Motorola yesterday announced a semiconductor breakthrough that it claims will usher in a new class of high-performance chips.
Motorola says it has succeeded in combining standard silicon semiconductor technology with compound semiconductors, known as III-V materials – so-called because of their position in the third and fifth columns of the Periodic Table.
The new process, developed by a team headed by Motorola scientist Jamal Ramdani, allows a thin layer of a III-V compound to be grown on a silicon substrate.
"It's a challenge the industry has been looking to solve for a long time," a Motorola spokesman said.
The compounds, which include gallium arsenide (GaAs) and indium phosphate (InP), have superior electrical and optical characteristics allowing for higher switching speeds and power efficiency, but have so far been of limited practical usefulness.

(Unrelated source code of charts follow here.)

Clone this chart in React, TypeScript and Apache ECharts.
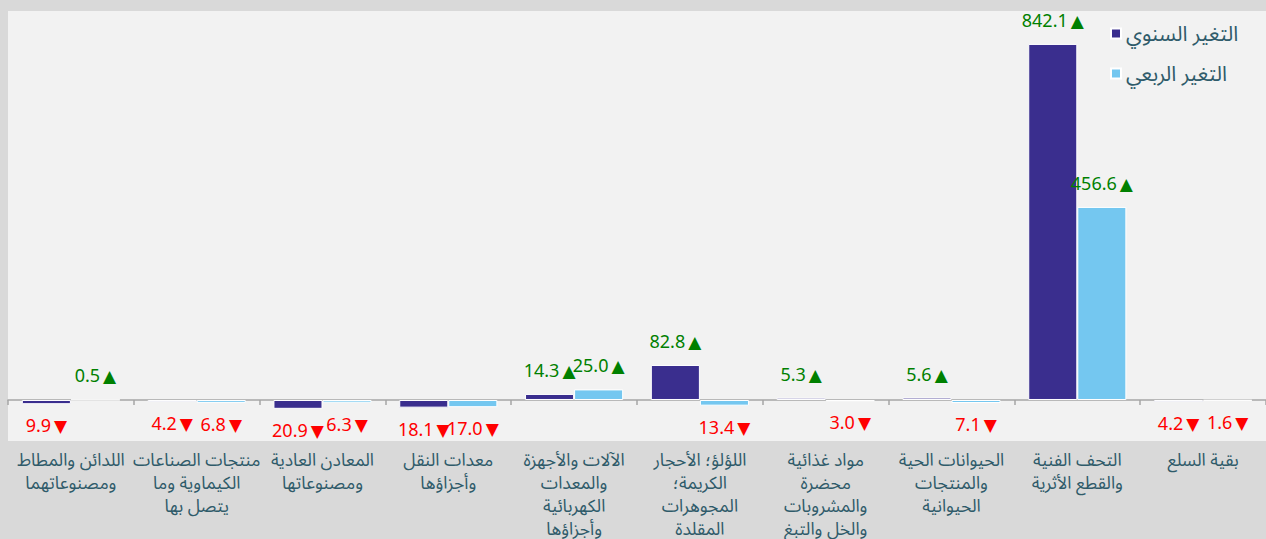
import React, { useEffect, useRef } from "react";
import * as echarts from "echarts";

const categories = [
  "اللدائن والمطاط\nومصنوعاتهما",
  "منتجات الصناعات\nالكيماوية وما\nيتصل بها",
  "المعادن العادية\nومصنوعاتها",
  "معدات النقل\nوأجزاؤها",
  "الآلات والأجهزة\nوالمعدات\nالكهربائية\nوأجزاؤها",
  "اللؤلؤ؛ الأحجار\nالكريمة؛\nالمجوهرات\nالمقلدة",
  "مواد غذائية\nمحضرة\nوالمشروبات\nوالخل والتبغ",
  "الحيوانات الحية\nوالمنتجات\nالحيوانية",
  "التحف الفنية\nوالقطع الأثرية",
  "بقية السلع",
];

const annualName = "التغير السنوي";
const quarterlyName = "التغير الربعي";
const annual = [-9.9, -4.2, -20.9, -18.1, 14.3, 82.8, 5.3, 5.6, 842.1, -4.2];
const quarterly = [0.5, -6.8, -6.3, -17.0, 25.0, -13.4, -3.0, -7.1, 456.6, -1.6];

const FONT = "'Noto Sans Arabic', 'Noto Kufi Arabic', 'Noto Sans', sans-serif";
const TRI_FONT = "'DejaVu Sans'";
const TEXT_COLOR = "#2f5b6a";
const UP = "#008000";
const DOWN = "#ff0000";

function toItems(values: number[]) {
  return values.map((v) => ({
    value: v,
    label: v >= 0 ? { position: "top", distance: 14 } : { position: "bottom", distance: 13 },
  }));
}

function fmt(p: any) {
  const v = p.value as number;
  return v >= 0
    ? `{u|${v.toFixed(1)}}{ut|▲}`
    : `{d|${Math.abs(v).toFixed(1)}}{dt|▼}`;
}

export default function App() {
  const ref = useRef<HTMLDivElement>(null);
  useEffect(() => {
    if (!ref.current) return;
    const chart = echarts.init(ref.current, null, { renderer: "svg" });
    const labelCommon = {
      show: true,
      formatter: fmt,
      rich: {
        u: { color: UP, fontSize: 18, fontFamily: FONT },
        ut: { color: UP, fontSize: 17, fontFamily: TRI_FONT, padding: [0, 0, 0, 3] },
        d: { color: DOWN, fontSize: 18, fontFamily: FONT },
        dt: { color: DOWN, fontSize: 17, fontFamily: TRI_FONT, padding: [0, 0, 0, 3] },
      },
    };
    chart.setOption({
      animation: false,
      backgroundColor: "#d9d9d9",
      textStyle: { fontFamily: FONT },
      grid: {
        left: 8,
        right: 0,
        top: 11,
        bottom: 98,
        show: true,
        backgroundColor: "#f2f2f2",
        borderWidth: 0,
        containLabel: false,
        outerBoundsMode: "none",
      },
      legend: {
        data: [annualName, quarterlyName],
        orient: "vertical",
        left: 1105,
        top: 18,
        icon: "rect",
        itemWidth: 10,
        itemHeight: 10,
        itemGap: 19,
        textStyle: { fontSize: 21, color: TEXT_COLOR, fontFamily: FONT },
      },
      xAxis: {
        type: "category",
        data: categories,
        axisLine: { onZero: true, lineStyle: { color: "#a6a6a6", width: 1.5 } },
        axisTick: { show: true, length: 5, lineStyle: { color: "#a6a6a6", width: 1.5 } },
        axisLabel: {
          interval: 0,
          margin: 8,
          fontSize: 17.5,
          lineHeight: 23,
          color: TEXT_COLOR,
          fontFamily: FONT,
        },
      },
      yAxis: {
        type: "value",
        min: -97,
        max: 920,
        show: false,
        splitLine: { show: false },
      },
      series: [
        {
          name: annualName,
          type: "bar",
          data: toItems(annual),
          barGap: "0%",
          barCategoryGap: "22%",
          itemStyle: { color: "#3a2e8e", borderColor: "#ffffff", borderWidth: 1 },
          label: labelCommon,
        },
        {
          name: quarterlyName,
          type: "bar",
          data: toItems(quarterly),
          barGap: "0%",
          barCategoryGap: "22%",
          itemStyle: { color: "#74c7f0", borderColor: "#ffffff", borderWidth: 1 },
          label: labelCommon,
        },
      ],
    });
    return () => chart.dispose();
  }, []);
  return (
    <div
      ref={ref}
      style={{ position: "fixed", left: 0, top: 0, width: 1266, height: 539 }}
    />
  );
}
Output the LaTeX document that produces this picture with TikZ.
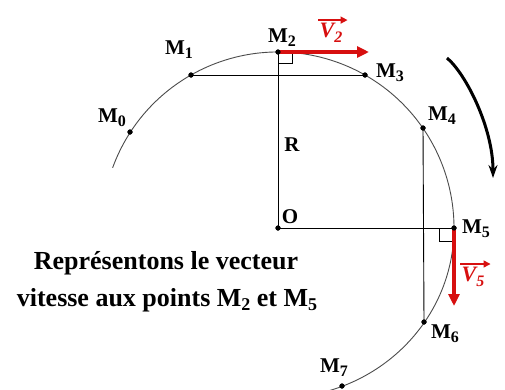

Silicon, the workhorse of the semiconductor industry, is cheap but has its own limitations, including poor ability to emit light, and is difficult to integrate into laser or fibre-optic applications.
The researchers were able to create GaAs-on-silicon wafers up to 30 centimetres in diameter, build power amplifiers from those wafers and demonstrate them in mobile phones, Motorola said.
"Gallium arsenide and indium phosphate are materials which the industry has talked about for a long time, and which can handle the greater demand of these next-generation devices. But because they are brittle people haven't been able to produce them in very high quantities, and they were expensive," a spokesman said.
The breakthrough could mean a new wave of faster and cheaper applications, the spokesman said – even all-optical switches, which he called "a holy grail" for the industry.
He would not speculate on when consumer products featuring the new technology might hit the marketplace.